Mervyn King, governor of the Bank of England, has stepped way over the line by turning into a cheerleader for the current government’s policies. He’s wrong on the economics — front-loaded spending cuts are the wrong policy for a still-depressed economy — but that’s not the key point; rather, the point is that if you’re going to have an independent central bank, the people running that bank have to be careful to stay above the political fray.A Guardian story quotes Ed Balls, the Labour party shadow chancellor (i.e., the opposition's point person on economic policy):
"The last thing you ever want is for the Bank of England to be drawn into the political arena," said Balls, who was involved in Labour's move in 1997 to give the Bank independence to set interest rates. "Central bank governors have to be very careful about tying themselves too closely to fiscal strategies, especially when they are extreme and are making their job on monetary policy more complicated."One of the things that comes with central bank independence is the expectation that central bankers should be neutral technocrats who keep a narrow focus on monetary policy. In part, this is because central bank independence is a fragile thing, which could be undone by a change to the Federal Reserve Act in the US, or, in the UK, the Bank of England Act. While respect for the principle of central bank independence - exemplified by the fact that Greenspan and Bernanke, both Republicans, were re-nominated by Democratic presidents - has evolved over time, it could be eroded if the central bank was seen to be a partisan actor.

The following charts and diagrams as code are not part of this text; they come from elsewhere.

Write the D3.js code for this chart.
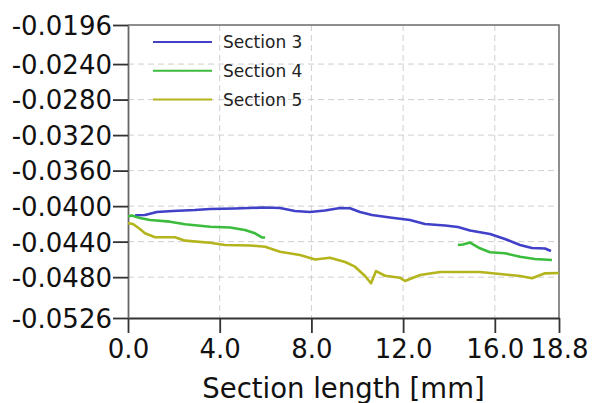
<!DOCTYPE html>
<html>
<head>
<meta charset="utf-8">
<script src="https://cdn.jsdelivr.net/npm/d3@7"></script>
<style>
  html, body { margin: 0; padding: 0; background: #fff; }
  svg { display: block; font-family: "DejaVu Sans", sans-serif; }
</style>
</head>
<body>
<svg id="chart" width="594" height="403"></svg>
<script>
// Axis ticks
const xTicks = [0.0, 4.0, 8.0, 12.0, 16.0, 18.8];
const yTicks = [-0.0196, -0.0240, -0.0280, -0.0320, -0.0360, -0.0400, -0.0440, -0.0480, -0.0526];

// Section 3: [length mm, value]
const section3 = [
  [0.31, -0.04103], [0.74, -0.04100], [1.26, -0.04066], [1.96, -0.04055], [2.92, -0.04044],
  [3.58, -0.04032], [4.67, -0.04027], [5.98, -0.04015], [6.63, -0.04021], [7.28, -0.04055],
  [7.94, -0.04066], [8.59, -0.04049], [9.25, -0.04021], [9.68, -0.04024], [10.12, -0.04066],
  [10.64, -0.04100], [11.43, -0.04128], [12.30, -0.04156], [12.95, -0.04201], [13.83, -0.04218],
  [14.39, -0.04235], [14.92, -0.04275], [15.79, -0.04314], [16.44, -0.04370], [17.10, -0.04438],
  [17.62, -0.04472], [18.19, -0.04477], [18.45, -0.04505]
];

// Section 4 has a gap between ~6 mm and ~14.4 mm
const section4a = [
  [0.00, -0.04117], [0.17, -0.04106], [0.52, -0.04134], [0.96, -0.04156], [1.83, -0.04175],
  [2.49, -0.04205], [3.58, -0.04232], [4.45, -0.04241], [5.10, -0.04269], [5.54, -0.04306],
  [5.84, -0.04353], [5.98, -0.04353]
];
const section4b = [
  [14.39, -0.04438], [14.61, -0.04432], [14.92, -0.04410], [15.35, -0.04475], [15.79, -0.04520],
  [16.44, -0.04531], [17.10, -0.04570], [17.75, -0.04595], [18.49, -0.04607]
];

const section5 = [
  [0.00, -0.04193], [0.22, -0.04201], [0.52, -0.04258], [0.74, -0.04306], [1.18, -0.04351],
  [2.05, -0.04351], [2.49, -0.04389], [3.58, -0.04412], [4.23, -0.04438], [5.32, -0.04443],
  [5.98, -0.04457], [6.63, -0.04513], [7.50, -0.04550], [8.16, -0.04601], [8.81, -0.04581],
  [9.47, -0.04629], [9.90, -0.04682], [10.34, -0.04787], [10.60, -0.04869], [10.82, -0.04731],
  [11.21, -0.04784], [11.86, -0.04806], [12.08, -0.04843], [12.74, -0.04776], [13.61, -0.04742],
  [15.35, -0.04742], [16.44, -0.04770], [17.10, -0.04787], [17.62, -0.04813], [18.19, -0.04757],
  [18.80, -0.04753]
];

const seriesNames = ["Section 3", "Section 4", "Section 5"];
const seriesColors = ["#4040c8", "#3cbc3c", "#b4b41c"];
const seriesData = [[section3], [section4a, section4b], [section5]];

const margin = { left: 128, top: 25, right: 35, bottom: 85 };
const W = 594, H = 403;
const svg = d3.select("#chart");

const x = d3.scaleLinear().domain([0, 18.8]).range([margin.left, W - margin.right]);
const y = d3.scaleLinear().domain([-0.0526, -0.0196]).range([H - margin.bottom, margin.top]);

// Plain hyphen-minus for negative tick labels
const fmtY = d => d3.format(".4f")(d).replace("\u2212", "-");

// Dashed grid
const grid = svg.append("g").attr("stroke", "#cfcfcf").attr("stroke-width", 1)
  .attr("stroke-dasharray", "6,4");
grid.selectAll("line.gx").data(xTicks.slice(1, -1)).join("line")
  .attr("x1", d => x(d)).attr("x2", d => x(d))
  .attr("y1", y.range()[1]).attr("y2", y.range()[0]);
grid.selectAll("line.gy").data(yTicks.slice(1, -1)).join("line")
  .attr("x1", x.range()[0]).attr("x2", x.range()[1])
  .attr("y1", d => y(d)).attr("y2", d => y(d));

// Frame (top and right)
svg.append("path")
  .attr("d", `M${x.range()[0]},${y.range()[1]}H${x.range()[1]}V${y.range()[0]}`)
  .attr("fill", "none").attr("stroke", "#6a6a6a").attr("stroke-width", 1.5);

// Axes
const xAxis = d3.axisBottom(x).tickValues(xTicks).tickFormat(d3.format(".1f"))
  .tickSize(15).tickSizeOuter(0).tickPadding(6);
const yAxis = d3.axisLeft(y).tickValues(yTicks).tickFormat(fmtY)
  .tickSize(15).tickSizeOuter(0).tickPadding(1);

const gx = svg.append("g").attr("transform", `translate(0,${y.range()[0]})`).call(xAxis);
const gy = svg.append("g").attr("transform", `translate(${x.range()[0]},0)`).call(yAxis);

[gx, gy].forEach(g => {
  g.select(".domain").attr("stroke", "#333").attr("stroke-width", 1.8);
  g.selectAll(".tick line").attr("stroke", "#333").attr("stroke-width", 1.8);
  g.selectAll(".tick text").attr("fill", "#111")
    .style("font-family", "'DejaVu Sans', sans-serif").style("font-size", "26px");
});
gy.select(".domain").attr("stroke", "#666");
gx.selectAll(".tick text").attr("dy", "0.72em");
gy.selectAll(".tick text").attr("dy", "0.36em");

// Axis title
svg.append("text")
  .attr("x", (x.range()[0] + x.range()[1]) / 2)
  .attr("y", 398)
  .attr("text-anchor", "middle")
  .attr("fill", "#111")
  .style("font-size", "27.5px")
  .text("Section length [mm]");

// Data lines
const line = d3.line().x(d => x(d[0])).y(d => y(d[1]));
seriesData.forEach((parts, i) => {
  parts.forEach(pts => {
    svg.append("path")
      .datum(pts)
      .attr("d", line)
      .attr("fill", "none")
      .attr("stroke", seriesColors[i])
      .attr("stroke-width", 2.6)
      .attr("stroke-linejoin", "round");
  });
});

// Legend
const legend = svg.append("g");
seriesNames.forEach((name, i) => {
  const ly = 42 + i * 28.7;
  legend.append("line")
    .attr("x1", 153).attr("x2", 212).attr("y1", ly).attr("y2", ly)
    .attr("stroke", seriesColors[i]).attr("stroke-width", 2);
  legend.append("text")
    .attr("x", 223).attr("y", ly).attr("dy", "0.36em")
    .attr("fill", "#222")
    .style("font-size", "17px")
    .text(name);
});
</script>
</body>
</html>
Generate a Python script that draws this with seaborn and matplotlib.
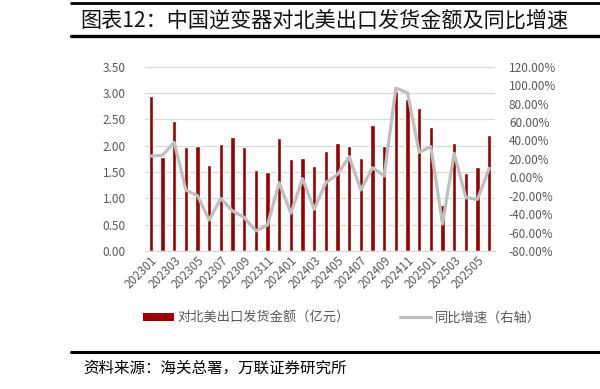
import matplotlib

matplotlib.use("Agg")

import matplotlib.pyplot as plt  # noqa: E402
import pandas as pd  # noqa: E402
import seaborn as sns  # noqa: E402
from matplotlib.lines import Line2D  # noqa: E402
from matplotlib.patches import Patch  # noqa: E402
from matplotlib.ticker import FuncFormatter  # noqa: E402

months = [f"{y}{m:02d}" for y in (2023, 2024) for m in range(1, 13)] + \
         [f"2025{m:02d}" for m in range(1, 7)]
amount = [2.95, 1.78, 2.47, 1.98, 1.99, 1.63, 2.03, 2.17, 1.97, 1.53,
          1.50, 2.14, 1.75, 1.76, 1.62, 1.89, 2.06, 2.00, 1.77, 2.39,
          2.00, 3.03, 2.89, 2.72, 2.35, 0.87, 2.06, 1.48, 1.59, 2.21]
yoy = [23.1, 23.8, 37.9, -13.8, -20.0, -46.4, -22.9, -36.6, -43.5, -58.3,
       -51.8, -5.9, -39.1, -1.5, -34.8, -5.9, 3.2, 22.4, -13.8, 10.4,
       1.4, 96.8, 91.8, 27.1, 33.2, -50.7, 26.0, -22.1, -23.9, 9.7]

BAR_COLOR = "#9B0000"
LINE_COLOR = "#BFBFBF"
TEXT_COLOR = "#595959"

sns.set_style("white")
plt.rcParams["font.family"] = ["Noto Sans CJK SC", "DejaVu Sans"]

df = pd.DataFrame({"month": months, "amount": amount, "yoy": yoy})

fig = plt.figure(figsize=(6.0, 3.89), dpi=100)
ax = fig.add_axes([0.2417, 0.3548, 0.5833, 0.4737])

sns.barplot(data=df, x="month", y="amount", color=BAR_COLOR, width=0.38,
            saturation=1, ax=ax)
ax.set_ylim(0, 3.5)
ax.set_yticks([i * 0.5 for i in range(8)])
ax.yaxis.set_major_formatter(FuncFormatter(lambda v, _: f"{v:.2f}"))
ax.grid(axis="y", color="#D9D9D9", linewidth=0.9)
ax.set_axisbelow(True)
ax.set_xlim(-0.5, len(months) - 0.5)
ax.set_xlabel("")
ax.set_ylabel("")
for side in ("top", "right", "left"):
    ax.spines[side].set_visible(False)
ax.spines["bottom"].set_color("#D9D9D9")
ax.tick_params(axis="y", length=0, labelsize=8.5, labelcolor=TEXT_COLOR, pad=14)
ax.tick_params(axis="x", length=0, labelsize=8.5, labelcolor=TEXT_COLOR, pad=2)
for i, lab in enumerate(ax.get_xticklabels()):
    lab.set_rotation(45)
    lab.set_ha("right")
    lab.set_rotation_mode("anchor")
    lab.set_visible(i % 2 == 0)

ax2 = ax.twinx()
sns.lineplot(data=df, x="month", y="yoy", color=LINE_COLOR, linewidth=2.3,
             ax=ax2, legend=False)
ax2.set_ylim(-80, 120)
ax2.set_yticks(range(-80, 121, 20))
ax2.yaxis.set_major_formatter(FuncFormatter(lambda v, _: f"{v:.2f}%"))
ax2.set_ylabel("")
ax2.set_xlim(-0.5, len(months) - 0.5)
for side in ("top", "right", "left", "bottom"):
    ax2.spines[side].set_visible(False)
ax2.tick_params(axis="y", length=0, labelsize=8.5, labelcolor=TEXT_COLOR, pad=10)

handles = [Patch(facecolor=BAR_COLOR, edgecolor="none"),
           Line2D([0], [0], color=LINE_COLOR, linewidth=2.3)]
fig.legend(handles, ["对北美出口发货金额（亿元）", "同比增速（右轴）"],
           loc="center", bbox_to_anchor=(0.57, 0.182), ncol=2, frameon=False,
           fontsize=9.5, handlelength=2.3, handleheight=0.6, columnspacing=3.8,
           handletextpad=0.3, labelcolor=TEXT_COLOR)

fig.text(0.133, 0.948, "图表12：中国逆变器对北美出口发货金额及同比增速",
         fontsize=15.2, color="#111111", va="center", ha="left")
fig.text(0.138, 0.054, "资料来源：海关总署，万联证券研究所",
         fontsize=11.2, color="#000000", va="center", ha="left", style="italic")

for y, lw in ((0.993, 2.0), (0.907, 2.4), (0.095, 2.2)):
    fig.add_artist(Line2D([0.118, 1.0], [y, y], color="#000000", linewidth=lw,
                          transform=fig.transFigure))

fig.savefig("out.png", dpi=100)
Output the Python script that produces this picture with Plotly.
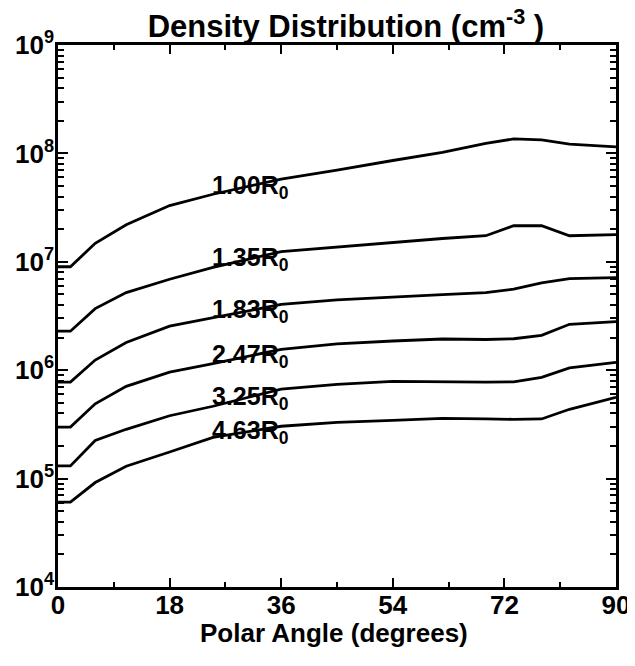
import numpy as np
import plotly.graph_objects as go

# Polar angle grid (degrees)
angles = [0, 2, 6, 11, 18, 25, 36, 45, 54, 62, 69, 73.5, 78, 82.5, 90]

# Density (cm^-3) at each radial distance
dens_100 = [9.0e6, 9.0e6, 1.48e7, 2.2e7, 3.3e7, 4.2e7, 5.8e7, 7.0e7, 8.6e7, 1.02e8, 1.24e8, 1.36e8, 1.33e8, 1.22e8, 1.15e8]
dens_135 = [2.29e6, 2.29e6, 3.7e6, 5.2e6, 6.9e6, 8.9e6, 1.24e7, 1.37e7, 1.51e7, 1.64e7, 1.74e7, 2.15e7, 2.15e7, 1.74e7, 1.78e7]
dens_183 = [7.77e5, 7.77e5, 1.24e6, 1.80e6, 2.55e6, 3.06e6, 4.04e6, 4.45e6, 4.75e6, 4.99e6, 5.2e6, 5.6e6, 6.4e6, 7.0e6, 7.16e6]
dens_247 = [2.99e5, 2.99e5, 4.9e5, 7.1e5, 9.6e5, 1.15e6, 1.56e6, 1.75e6, 1.86e6, 1.94e6, 1.92e6, 1.95e6, 2.1e6, 2.65e6, 2.81e6]
dens_325 = [1.31e5, 1.31e5, 2.25e5, 2.85e5, 3.8e5, 4.65e5, 6.7e5, 7.4e5, 7.89e5, 7.8e5, 7.75e5, 7.8e5, 8.6e5, 1.05e6, 1.18e6]
dens_463 = [6.07e4, 6.07e4, 9.2e4, 1.30e5, 1.76e5, 2.40e5, 3.04e5, 3.3e5, 3.45e5, 3.6e5, 3.55e5, 3.52e5, 3.55e5, 4.36e5, 5.62e5]

series = [dens_100, dens_135, dens_183, dens_247, dens_325, dens_463]
labels = ["1.00R<sub>0</sub>", "1.35R<sub>0</sub>", "1.83R<sub>0</sub>",
          "2.47R<sub>0</sub>", "3.25R<sub>0</sub>", "4.63R<sub>0</sub>"]

xticks = [0, 18, 36, 54, 72, 90]
ytick_exp = [4, 5, 6, 7, 8, 9]

FONT = "Liberation Sans"

fig = go.Figure()
for vals in series:
    fig.add_trace(go.Scatter(x=angles, y=vals, mode="lines",
                             line=dict(color="black", width=2.8),
                             showlegend=False, hoverinfo="skip"))

label_left = 24.5
label_mid = 30.5
for vals, lab in zip(series, labels):
    ly = float(np.interp(label_mid, angles, np.log10(vals)))
    fig.add_annotation(x=label_left, y=ly, xref="x", yref="y", text="<b>" + lab + "</b>",
                       showarrow=False, xanchor="left", yanchor="middle",
                       font=dict(family=FONT, size=25, color="black"))

# x-axis title
fig.add_annotation(x=0.495, y=0, xref="paper", yref="paper", yshift=-46,
                   text="<b>Polar Angle (degrees)</b>", showarrow=False,
                   xanchor="center", yanchor="middle",
                   font=dict(family=FONT, size=26, color="black"))

axis_common = dict(showline=True, linecolor="black", linewidth=2.5, mirror="allticks",
                   ticks="inside", tickcolor="black", tickwidth=2, showgrid=False,
                   zeroline=False, automargin=False,
                   tickfont=dict(family=FONT, size=26, color="black", weight="bold"))

fig.update_xaxes(range=[0, 90], tickvals=xticks, ticktext=[str(v) for v in xticks],
                 ticklen=9, ticklabelstandoff=-7,
                 minor=dict(ticks="inside", dtick=9, tick0=0, ticklen=5, tickcolor="black",
                            tickwidth=1.5, showgrid=False),
                 **axis_common)
fig.update_yaxes(type="log", range=[4, 9],
                 tickvals=[10 ** e for e in ytick_exp],
                 ticktext=["10<sup>%d</sup>" % e for e in ytick_exp],
                 ticklen=10, ticklabelstandoff=-4,
                 minor=dict(ticks="inside", dtick="D1", ticklen=6, tickcolor="black",
                            tickwidth=1.5, showgrid=False),
                 **axis_common)

fig.update_layout(
    width=627, height=658,
    margin=dict(l=50, r=19, t=37, b=79),
    paper_bgcolor="white", plot_bgcolor="white",
    title=dict(text="<b>Density Distribution (cm<sup>-3</sup> )</b>", x=0.539, xanchor="center",
               y=0.972, yanchor="middle",
               font=dict(family=FONT, size=31, color="black")),
)

fig.write_html("out.html")
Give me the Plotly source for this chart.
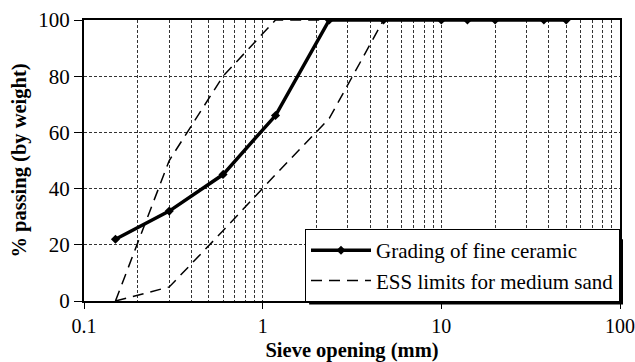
import plotly.graph_objects as go

sieve = [0.15, 0.3, 0.6, 1.18, 2.36, 4.75, 10, 14, 20, 37.5, 50]
ceramic = [22, 32, 45, 66, 100, 100, 100, 100, 100, 100, 100]

ess_sieve = [0.15, 0.3, 0.6, 1.18, 2.36, 4.75]
ess_upper = [0, 50, 80, 100, 100, 100]
ess_lower = [0, 5, 25, 45, 65, 100]

x_ticks = [0.1, 1, 10, 100]
x_ticktext = ["0.1", "1", "10", "100"]
x_minor = [0.2, 0.3, 0.4, 0.5, 0.6, 0.7, 0.8, 0.9, 1,
           2, 3, 4, 5, 6, 7, 8, 9, 10,
           20, 30, 40, 50, 60, 70, 80, 90]
y_ticks = [0, 20, 40, 60, 80, 100]

FONT = "Times New Roman"
GRID = "#333333"

fig = go.Figure()
fig.add_trace(go.Scatter(
    x=sieve, y=ceramic, mode="lines+markers",
    name="Grading of fine ceramic",
    line=dict(color="black", width=3.5),
    marker=dict(symbol="diamond", size=7, color="black"),
))
fig.add_trace(go.Scatter(
    x=ess_sieve, y=ess_upper, mode="lines",
    name="ESS limits for medium sand",
    line=dict(color="black", width=1.5, dash="11px,7px"),
))
fig.add_trace(go.Scatter(
    x=ess_sieve, y=ess_lower, mode="lines",
    name="ESS limits for medium sand", showlegend=False,
    line=dict(color="black", width=1.5, dash="11px,7px"),
))

# drop shadow behind the legend box (legend is drawn on top of shapes)
fig.add_shape(type="rect", xref="paper", yref="paper",
              x0=0.42, x1=1.0056, y0=-0.0125, y1=0.22,
              fillcolor="black", line=dict(width=0), layer="above")

fig.update_layout(
    width=635, height=362,
    margin=dict(l=84, r=15, t=20, b=61, autoexpand=False),
    paper_bgcolor="white", plot_bgcolor="white",
    font=dict(family=FONT, color="black", size=20),
    showlegend=True,
    legend=dict(
        x=1, xanchor="right", y=-0.004, yanchor="bottom",
        bgcolor="white", bordercolor="black", borderwidth=1,
        font=dict(family=FONT, size=21, color="black"),
        itemwidth=60, tracegroupgap=0,
    ),
)

fig.update_xaxes(
    type="log", range=[-1, 2], automargin=False,
    tickvals=x_ticks, ticktext=x_ticktext,
    ticks="outside", ticklen=6, tickwidth=1, tickcolor="black",
    showline=True, linewidth=2, linecolor="black", mirror=True,
    showgrid=False,
    minor=dict(tickvals=x_minor, showgrid=True, gridcolor=GRID,
               griddash="3px,2px", gridwidth=1, ticks=""),
    title=dict(text="<b>Sieve opening (mm)</b>", font=dict(family=FONT, size=20.5), standoff=8),
    tickfont=dict(family=FONT, size=20),
)
fig.update_yaxes(
    range=[0, 100], tickvals=y_ticks, automargin=False,
    ticks="outside", ticklen=8, tickwidth=1, tickcolor="black",
    showline=True, linewidth=2, linecolor="black", mirror=True,
    showgrid=True, gridcolor=GRID, griddash="3px,2px", gridwidth=1,
    zeroline=False,
    title=dict(text="<b>% passing (by weight)</b>", font=dict(family=FONT, size=20.5), standoff=6),
    tickfont=dict(family=FONT, size=21),
)

fig.write_html("out.html")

However, I have a bit more sympathy for Governor King than Krugman and Balls do. Central bankers face a dilemma because, while they are rightly expected to stay out of "politics" generally, fiscal policy and monetary policy are interdependent. The central bank is responsible for one part of a fiscal and monetary "policy mix," and its decisions depend on (and are constrained by) the government's tax and spending decisions, and vice-versa.
In the UK, the Bank of England is accommodating "tight" fiscal policy with "loose" monetary policy. To a slightly less dramatic degree, this also occurred between the Clinton administration and the Greenspan Fed in the early 1990's. The early 1980's saw the opposite mix in the US: simultaneously tight monetary policy and loose fiscal policy. While the monetary tightening was seen as necessary to bring inflation under control, it probably wouldn't have had to have been so severe if the Reagan administration's tax cuts and spending increases weren't occuring at the same time.
Since the ultimate impact of a fiscal policy depends on how monetary policy will react, the political system, in theory, could make better-informed decisions if the central bank communicated its views and intentions. Moreover, because monetary policy has to react to fiscal policy, it is arguably legitimate for the central bank to have preferences about it.
The argument Krugman and Balls are making implies that the benefits from a more explicit coordination of monetary and fiscal policy, which requires central banks to speak about fiscal policy, is outweighed by the damage to central bank independence that occurs when central bankers like King express themselves on "political" tax and spending matters.